US climate chief says fraught relations with China spell ‘serious trouble’ for efforts to achieve goals
- ‘If climate becomes … one of the weapons in the bilateral back and forth, we’re cooked,’ John Kerry, the US special presidential envoy for climate, says
- Kerry says that China and Russia are not moving quickly enough on climate goals, while acknowledging roadblocks in the US
Climate cooperation between the United States and China is more fraught now than it was just months ago, due to deepening bilateral frictions that threaten to leave the world in “serious trouble”, Washington’s chief climate envoy warned on Wednesday.

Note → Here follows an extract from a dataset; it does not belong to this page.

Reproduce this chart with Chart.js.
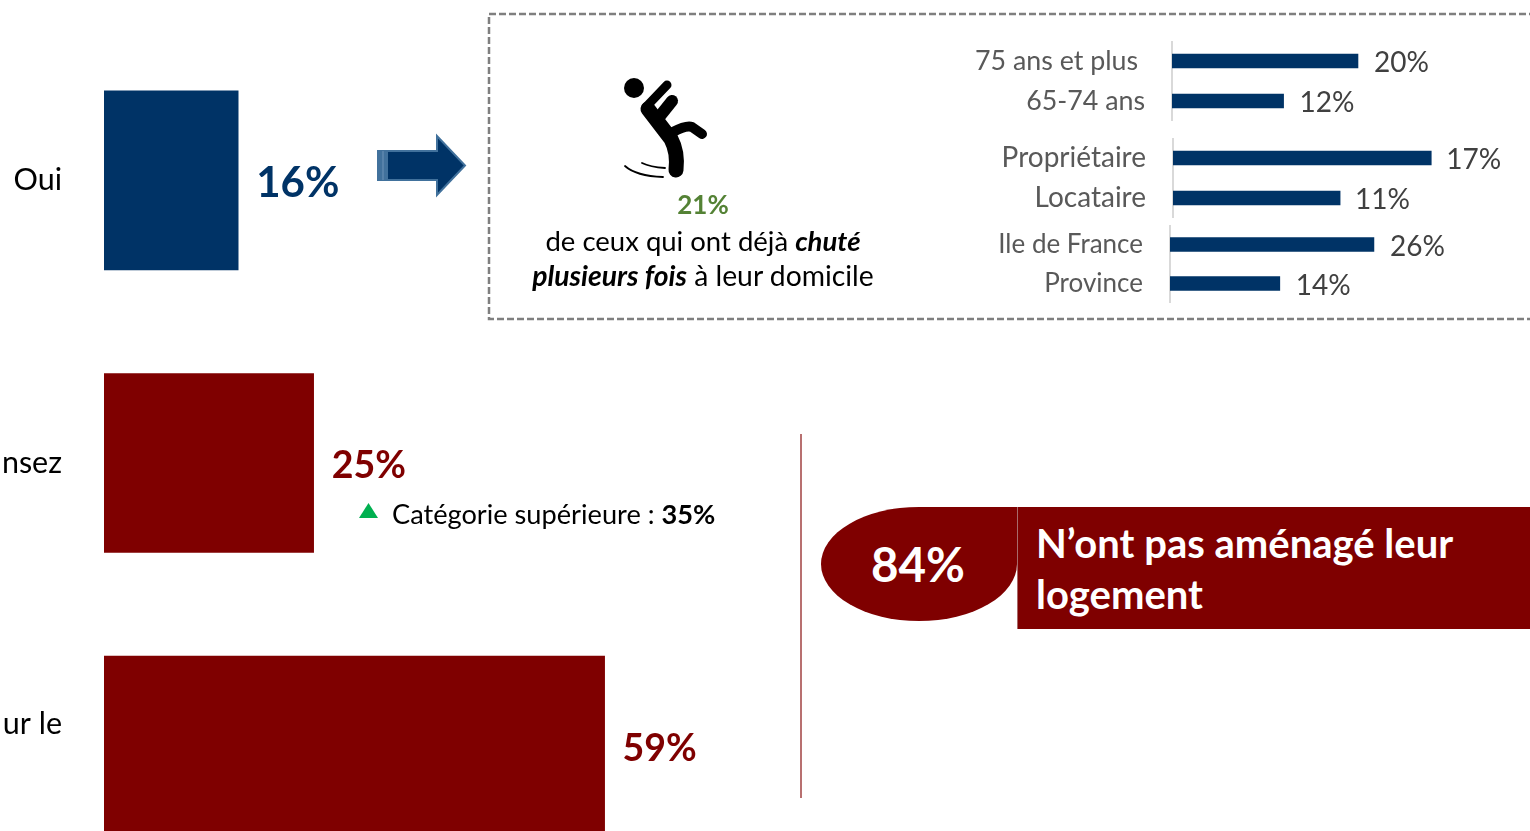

Cooperation on ways to limit climate change is “harder now because some of the differences of opinion between our countries have been hardened and sharpened, and that makes the diplomacy more complicated”, John Kerry, the US special presidential envoy for climate, said.
“If climate becomes one of the tools, one of the weapons in the bilateral back and forth, we’re cooked, we’re in serious trouble,” said Kerry, speaking at a virtual event hosted by the Washington-based Center for Global Development.
Against that backdrop, Kerry urged the US and China to keep the climate issue separated from other issues, stressing that both countries – along with the rest of the world – stood to suffer the consequences of rapidly melting ice caps.